Tuesday, July 15, 2014

Non-variable brown dwarfs, etc.

I have spent most of the day making figures presenting time series photometry of brown dwarfs that are not variable.  This was photometry from the Spitzer Space Telescope in the course of the Weather on Other Worlds program.  The figures are important for the paper we are about to publish presenting the main results of this survey.  However, constructing them was boring, repetitive work and doesn't give me much to write about here.  One interesting thing that did come out of the figures was a graphic illustration of just how much better Spitzer/IRAC photometry of late T dwarfs was in the 4.5 micron channel vs. the 3.6 micron channel.  For most objects, 4.5 microns was comparable but not quite as precise as 3.6 microns.  For the late T dwarfs 4.5 microns was far better.  This, of course, is because the late T dwarfs are much brighter at 4.5 microns relative to 3.6 microns, and so there is far less noise in the data at the longer wavelength.

Since there is little to write about my own scientific activities for the day, I will mention a few interesting papers I have read recently. 

Many of us, of course, are thinking about new science that will be enabled by results from the GAIA mission.  One somewhat neglected area is occultation science.  GAIA will produce an exquisite astrometric catalog that should make catalog-related systematics in measured positions of asteroids and Kuiper Belt Objects (KBOs) a thing of the past.  Thus, provided ground-based observers keep observing these objects, we should soon be able to calculate considerably improved orbits for them.  At the same time, GAIA will tell us where the stars are with greater accuracy -- thus improving our ability to predict occultations in two very significant ways.  I found a paper that presents an interesting study of some of these issues: Tanga and Delbo (2007).

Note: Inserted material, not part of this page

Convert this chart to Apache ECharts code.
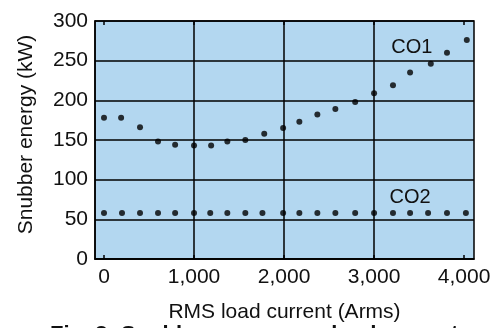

Two further points on this topic: by removing systematic catalog biases, GAIA will increase the potential benefit of highly intensive observations of known objects.  The accumulation of hundreds to thousands of well-timed observations, even with relatively small telescopes, could enable us to enter a new era in terms of the accuracy with which the orbits of asteroids and Kuiper Belt Objects are known.  Lastly, occultations by small known Kuiper Belt Objects are extremely interesting because the albedo of such objects is highly uncertain, and occultation timing could allow us to measure it.  This feeds directly into our estimates of the total mass of the Kuiper Belt.

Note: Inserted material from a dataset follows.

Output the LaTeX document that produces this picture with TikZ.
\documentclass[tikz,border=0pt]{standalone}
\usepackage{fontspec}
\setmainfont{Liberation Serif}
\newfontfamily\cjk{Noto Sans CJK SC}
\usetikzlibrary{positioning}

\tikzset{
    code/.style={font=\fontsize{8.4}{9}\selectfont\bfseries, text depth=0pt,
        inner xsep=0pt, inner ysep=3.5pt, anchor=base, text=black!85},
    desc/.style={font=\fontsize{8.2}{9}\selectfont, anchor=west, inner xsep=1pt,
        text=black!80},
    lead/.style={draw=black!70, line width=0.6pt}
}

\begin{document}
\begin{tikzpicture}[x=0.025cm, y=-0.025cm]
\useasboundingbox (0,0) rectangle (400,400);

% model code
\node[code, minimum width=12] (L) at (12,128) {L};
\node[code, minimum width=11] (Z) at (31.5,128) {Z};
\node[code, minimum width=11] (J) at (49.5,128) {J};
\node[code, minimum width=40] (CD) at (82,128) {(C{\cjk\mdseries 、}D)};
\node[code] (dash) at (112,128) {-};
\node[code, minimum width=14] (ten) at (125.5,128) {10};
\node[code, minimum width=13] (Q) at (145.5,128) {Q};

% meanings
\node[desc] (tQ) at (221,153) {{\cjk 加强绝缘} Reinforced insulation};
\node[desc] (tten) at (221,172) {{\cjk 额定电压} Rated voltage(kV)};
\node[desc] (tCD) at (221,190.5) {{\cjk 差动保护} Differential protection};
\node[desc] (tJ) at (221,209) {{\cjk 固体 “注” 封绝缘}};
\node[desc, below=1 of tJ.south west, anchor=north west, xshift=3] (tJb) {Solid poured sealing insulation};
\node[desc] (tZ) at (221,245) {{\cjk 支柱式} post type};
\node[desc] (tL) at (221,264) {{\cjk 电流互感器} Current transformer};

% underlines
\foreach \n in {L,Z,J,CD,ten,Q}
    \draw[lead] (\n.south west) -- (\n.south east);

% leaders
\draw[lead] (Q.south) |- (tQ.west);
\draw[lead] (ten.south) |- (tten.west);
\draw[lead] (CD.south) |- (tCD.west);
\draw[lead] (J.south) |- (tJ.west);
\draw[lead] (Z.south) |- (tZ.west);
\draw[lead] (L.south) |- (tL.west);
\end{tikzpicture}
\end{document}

On a completely different topic: I did some reading recently about dynamical measurements of the most massive stars known.  I was curious because for some time I have felt an inconsistency between statements of the theoretical (and even observational) upper limits to the stellar mass function on the one hand, and measured masses of O stars on the other.  The former set the limits in the range of 100-200 solar masses.  The latter (actual measurements of O stars) I understood to be usually coming out at less than 50 solar masses.  I read two papers that measured the masses of some of the most massive stellar binaries known: Schnurr et al.(2008) and Niemela et al.(2008).  The former, in particular, resolved my confusion.  The most massive main-sequence stars are not O stars, they are actually emission-line stars with Wolf-Rayet classifications.  Even though most Wolf-Rayet stars are evolved objects, a small minority are instead the most massive hydrogen-fusing stars known.  Their emission lines and resulting Wolf-Rayet classification are due to their intense stellar winds.  This was a very interesting and satisfying recognition for me, and is I think a major discovery in astronomy that I was unaware of at the time.